--- Task instructions ---
Copy out every line that contains "React".

--- Supplied information ---

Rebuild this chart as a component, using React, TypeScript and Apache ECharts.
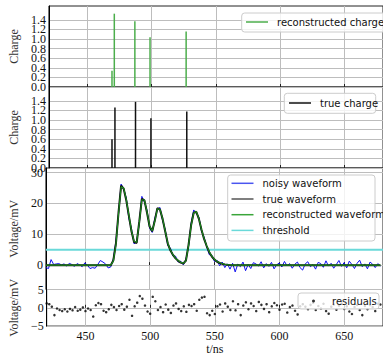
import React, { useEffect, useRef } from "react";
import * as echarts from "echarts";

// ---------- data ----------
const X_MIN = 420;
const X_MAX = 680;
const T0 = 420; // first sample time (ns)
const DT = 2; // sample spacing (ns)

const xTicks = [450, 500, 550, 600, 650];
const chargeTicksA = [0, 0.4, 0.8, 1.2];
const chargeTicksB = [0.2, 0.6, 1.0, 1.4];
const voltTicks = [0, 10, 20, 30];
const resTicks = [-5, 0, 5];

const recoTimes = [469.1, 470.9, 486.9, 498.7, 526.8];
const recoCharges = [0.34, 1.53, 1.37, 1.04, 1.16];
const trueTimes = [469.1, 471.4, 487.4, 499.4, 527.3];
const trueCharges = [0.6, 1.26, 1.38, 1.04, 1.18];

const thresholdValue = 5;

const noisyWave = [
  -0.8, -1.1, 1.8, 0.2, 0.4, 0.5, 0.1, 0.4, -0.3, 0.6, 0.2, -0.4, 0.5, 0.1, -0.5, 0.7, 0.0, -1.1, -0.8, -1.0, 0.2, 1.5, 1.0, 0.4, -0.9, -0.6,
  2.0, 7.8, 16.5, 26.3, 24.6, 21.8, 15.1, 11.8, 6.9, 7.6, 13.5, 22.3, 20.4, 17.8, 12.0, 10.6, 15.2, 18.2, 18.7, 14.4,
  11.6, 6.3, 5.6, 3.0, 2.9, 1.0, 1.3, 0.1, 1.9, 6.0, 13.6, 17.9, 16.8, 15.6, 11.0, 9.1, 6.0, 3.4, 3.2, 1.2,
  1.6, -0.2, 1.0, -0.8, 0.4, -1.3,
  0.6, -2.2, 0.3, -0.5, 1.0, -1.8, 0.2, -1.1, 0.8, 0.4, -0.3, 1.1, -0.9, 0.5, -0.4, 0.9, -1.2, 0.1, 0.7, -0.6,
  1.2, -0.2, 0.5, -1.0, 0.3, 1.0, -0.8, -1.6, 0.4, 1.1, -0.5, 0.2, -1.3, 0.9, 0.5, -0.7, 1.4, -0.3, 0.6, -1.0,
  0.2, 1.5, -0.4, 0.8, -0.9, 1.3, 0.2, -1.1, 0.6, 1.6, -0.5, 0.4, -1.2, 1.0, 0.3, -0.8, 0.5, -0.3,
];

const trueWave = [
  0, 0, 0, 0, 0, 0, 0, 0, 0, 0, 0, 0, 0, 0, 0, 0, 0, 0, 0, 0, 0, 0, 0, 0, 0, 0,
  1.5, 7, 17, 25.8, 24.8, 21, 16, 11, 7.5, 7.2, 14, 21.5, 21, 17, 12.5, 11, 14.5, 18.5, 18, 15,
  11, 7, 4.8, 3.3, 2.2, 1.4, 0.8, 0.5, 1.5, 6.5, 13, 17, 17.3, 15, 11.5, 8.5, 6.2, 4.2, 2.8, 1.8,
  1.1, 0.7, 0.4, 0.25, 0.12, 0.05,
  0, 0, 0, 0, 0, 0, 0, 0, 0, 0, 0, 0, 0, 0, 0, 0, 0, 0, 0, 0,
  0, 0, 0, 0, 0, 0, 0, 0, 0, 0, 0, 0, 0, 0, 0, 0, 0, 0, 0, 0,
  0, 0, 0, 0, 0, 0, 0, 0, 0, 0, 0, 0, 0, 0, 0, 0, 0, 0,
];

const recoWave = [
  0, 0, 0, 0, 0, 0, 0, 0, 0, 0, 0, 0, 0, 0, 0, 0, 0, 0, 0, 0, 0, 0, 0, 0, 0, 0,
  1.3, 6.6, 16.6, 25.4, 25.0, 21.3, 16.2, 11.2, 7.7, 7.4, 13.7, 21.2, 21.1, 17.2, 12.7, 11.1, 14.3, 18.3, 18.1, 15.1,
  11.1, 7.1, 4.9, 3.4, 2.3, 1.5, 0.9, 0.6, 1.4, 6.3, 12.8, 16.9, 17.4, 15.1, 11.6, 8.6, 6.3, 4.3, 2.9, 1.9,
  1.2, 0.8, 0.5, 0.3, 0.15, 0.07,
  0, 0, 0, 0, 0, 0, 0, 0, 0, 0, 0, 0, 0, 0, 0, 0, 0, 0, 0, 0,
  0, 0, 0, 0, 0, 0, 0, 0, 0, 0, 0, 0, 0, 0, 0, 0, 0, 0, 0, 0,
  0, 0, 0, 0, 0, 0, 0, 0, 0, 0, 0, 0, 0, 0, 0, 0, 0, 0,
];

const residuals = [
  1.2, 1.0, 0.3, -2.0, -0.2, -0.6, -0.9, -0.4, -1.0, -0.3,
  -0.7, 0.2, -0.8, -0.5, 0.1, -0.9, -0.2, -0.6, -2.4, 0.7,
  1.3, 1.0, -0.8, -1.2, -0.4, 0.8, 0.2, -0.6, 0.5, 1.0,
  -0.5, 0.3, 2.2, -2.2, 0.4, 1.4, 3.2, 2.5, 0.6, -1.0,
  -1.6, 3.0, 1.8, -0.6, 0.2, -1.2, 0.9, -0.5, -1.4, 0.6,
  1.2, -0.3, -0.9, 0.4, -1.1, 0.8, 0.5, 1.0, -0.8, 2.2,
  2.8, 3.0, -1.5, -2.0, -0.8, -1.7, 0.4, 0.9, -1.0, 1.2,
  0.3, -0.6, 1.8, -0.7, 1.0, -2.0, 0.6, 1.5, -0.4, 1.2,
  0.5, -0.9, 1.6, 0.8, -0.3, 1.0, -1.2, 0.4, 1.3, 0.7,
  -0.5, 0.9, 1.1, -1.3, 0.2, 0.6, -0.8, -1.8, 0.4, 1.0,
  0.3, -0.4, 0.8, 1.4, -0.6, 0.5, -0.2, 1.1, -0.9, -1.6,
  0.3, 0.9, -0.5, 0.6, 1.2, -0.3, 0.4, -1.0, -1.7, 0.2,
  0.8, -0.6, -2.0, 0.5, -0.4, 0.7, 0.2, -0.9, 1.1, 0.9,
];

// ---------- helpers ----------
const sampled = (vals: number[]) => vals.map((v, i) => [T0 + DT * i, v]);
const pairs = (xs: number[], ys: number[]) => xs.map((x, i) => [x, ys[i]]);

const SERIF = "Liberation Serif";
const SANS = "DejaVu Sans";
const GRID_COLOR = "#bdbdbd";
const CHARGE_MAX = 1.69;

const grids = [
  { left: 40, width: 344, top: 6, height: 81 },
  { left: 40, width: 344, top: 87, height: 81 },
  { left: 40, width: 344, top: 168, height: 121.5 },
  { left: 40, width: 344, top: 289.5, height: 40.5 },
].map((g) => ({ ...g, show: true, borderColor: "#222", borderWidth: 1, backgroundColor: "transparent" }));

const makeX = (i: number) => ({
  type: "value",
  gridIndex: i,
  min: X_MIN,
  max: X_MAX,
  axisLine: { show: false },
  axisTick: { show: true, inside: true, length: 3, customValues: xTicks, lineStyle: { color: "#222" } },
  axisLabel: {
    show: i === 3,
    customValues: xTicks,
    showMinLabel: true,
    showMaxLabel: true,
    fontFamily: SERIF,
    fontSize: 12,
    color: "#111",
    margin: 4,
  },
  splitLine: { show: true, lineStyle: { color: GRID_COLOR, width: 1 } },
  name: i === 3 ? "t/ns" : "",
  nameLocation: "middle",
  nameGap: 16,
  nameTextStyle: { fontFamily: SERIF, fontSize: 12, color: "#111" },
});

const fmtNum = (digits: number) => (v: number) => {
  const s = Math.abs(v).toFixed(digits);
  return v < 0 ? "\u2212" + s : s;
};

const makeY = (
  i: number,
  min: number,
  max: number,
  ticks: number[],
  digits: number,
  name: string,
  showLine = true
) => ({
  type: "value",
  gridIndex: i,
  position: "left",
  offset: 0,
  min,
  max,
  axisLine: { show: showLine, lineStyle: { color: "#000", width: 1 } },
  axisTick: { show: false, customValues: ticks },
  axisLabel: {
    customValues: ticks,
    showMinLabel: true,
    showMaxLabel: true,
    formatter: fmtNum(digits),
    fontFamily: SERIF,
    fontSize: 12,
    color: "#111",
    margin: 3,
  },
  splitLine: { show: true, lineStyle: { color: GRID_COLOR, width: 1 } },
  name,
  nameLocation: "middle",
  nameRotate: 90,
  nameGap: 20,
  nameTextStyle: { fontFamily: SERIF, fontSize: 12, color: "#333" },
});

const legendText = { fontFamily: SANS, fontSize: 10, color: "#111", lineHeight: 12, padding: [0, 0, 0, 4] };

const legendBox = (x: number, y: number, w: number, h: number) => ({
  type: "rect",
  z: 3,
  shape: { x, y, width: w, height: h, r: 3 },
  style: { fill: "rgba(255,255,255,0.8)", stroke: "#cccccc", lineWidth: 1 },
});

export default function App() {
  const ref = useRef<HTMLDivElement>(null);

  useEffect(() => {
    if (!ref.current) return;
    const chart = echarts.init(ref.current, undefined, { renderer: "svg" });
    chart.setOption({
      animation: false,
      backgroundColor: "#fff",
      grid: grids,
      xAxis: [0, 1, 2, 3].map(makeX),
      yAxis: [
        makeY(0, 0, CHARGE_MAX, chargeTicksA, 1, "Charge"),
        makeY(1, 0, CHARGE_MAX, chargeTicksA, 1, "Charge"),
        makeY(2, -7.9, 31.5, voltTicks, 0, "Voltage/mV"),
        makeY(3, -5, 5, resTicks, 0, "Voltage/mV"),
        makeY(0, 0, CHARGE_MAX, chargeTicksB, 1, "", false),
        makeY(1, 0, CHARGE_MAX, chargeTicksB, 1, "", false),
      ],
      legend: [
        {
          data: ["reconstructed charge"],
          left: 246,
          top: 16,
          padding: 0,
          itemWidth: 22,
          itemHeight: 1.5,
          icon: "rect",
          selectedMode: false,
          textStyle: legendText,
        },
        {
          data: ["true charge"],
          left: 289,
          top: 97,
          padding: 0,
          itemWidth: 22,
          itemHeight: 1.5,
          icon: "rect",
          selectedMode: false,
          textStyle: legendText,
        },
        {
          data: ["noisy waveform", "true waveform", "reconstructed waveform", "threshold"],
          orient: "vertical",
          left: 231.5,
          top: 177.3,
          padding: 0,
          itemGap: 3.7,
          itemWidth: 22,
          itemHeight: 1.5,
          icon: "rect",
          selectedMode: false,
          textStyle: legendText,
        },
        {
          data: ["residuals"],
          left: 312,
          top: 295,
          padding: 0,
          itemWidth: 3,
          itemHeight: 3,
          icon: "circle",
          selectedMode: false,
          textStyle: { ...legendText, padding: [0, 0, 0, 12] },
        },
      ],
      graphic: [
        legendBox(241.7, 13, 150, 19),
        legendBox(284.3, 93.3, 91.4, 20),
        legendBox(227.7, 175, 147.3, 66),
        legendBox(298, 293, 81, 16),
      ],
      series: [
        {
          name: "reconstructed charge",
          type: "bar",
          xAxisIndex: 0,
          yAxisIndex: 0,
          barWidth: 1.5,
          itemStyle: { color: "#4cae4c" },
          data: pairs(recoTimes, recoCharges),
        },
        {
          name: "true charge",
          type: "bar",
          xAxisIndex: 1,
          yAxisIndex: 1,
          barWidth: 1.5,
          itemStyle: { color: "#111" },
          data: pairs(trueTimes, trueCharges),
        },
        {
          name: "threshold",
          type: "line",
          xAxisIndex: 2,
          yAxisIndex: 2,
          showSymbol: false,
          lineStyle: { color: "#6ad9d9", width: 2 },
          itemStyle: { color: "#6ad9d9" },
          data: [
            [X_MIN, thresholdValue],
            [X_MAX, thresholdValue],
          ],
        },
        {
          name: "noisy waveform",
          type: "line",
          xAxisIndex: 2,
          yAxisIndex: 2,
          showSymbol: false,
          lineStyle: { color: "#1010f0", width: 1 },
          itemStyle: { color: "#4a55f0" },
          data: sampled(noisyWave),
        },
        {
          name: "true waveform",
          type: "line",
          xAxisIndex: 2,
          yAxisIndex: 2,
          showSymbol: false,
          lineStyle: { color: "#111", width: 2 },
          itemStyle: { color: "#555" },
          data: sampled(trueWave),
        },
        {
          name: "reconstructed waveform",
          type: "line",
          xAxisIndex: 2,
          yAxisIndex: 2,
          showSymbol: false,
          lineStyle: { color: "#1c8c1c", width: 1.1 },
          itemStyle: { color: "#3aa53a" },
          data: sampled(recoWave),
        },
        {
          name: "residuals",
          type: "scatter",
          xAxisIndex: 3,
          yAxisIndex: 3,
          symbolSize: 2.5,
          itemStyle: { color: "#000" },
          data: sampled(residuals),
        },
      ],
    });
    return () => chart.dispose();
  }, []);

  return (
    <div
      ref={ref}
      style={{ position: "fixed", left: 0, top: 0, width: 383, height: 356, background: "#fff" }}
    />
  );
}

--- Solution for this exercise ---
Rebuild this chart as a component, using React, TypeScript and Apache ECharts.
import React, { useEffect, useRef } from "react";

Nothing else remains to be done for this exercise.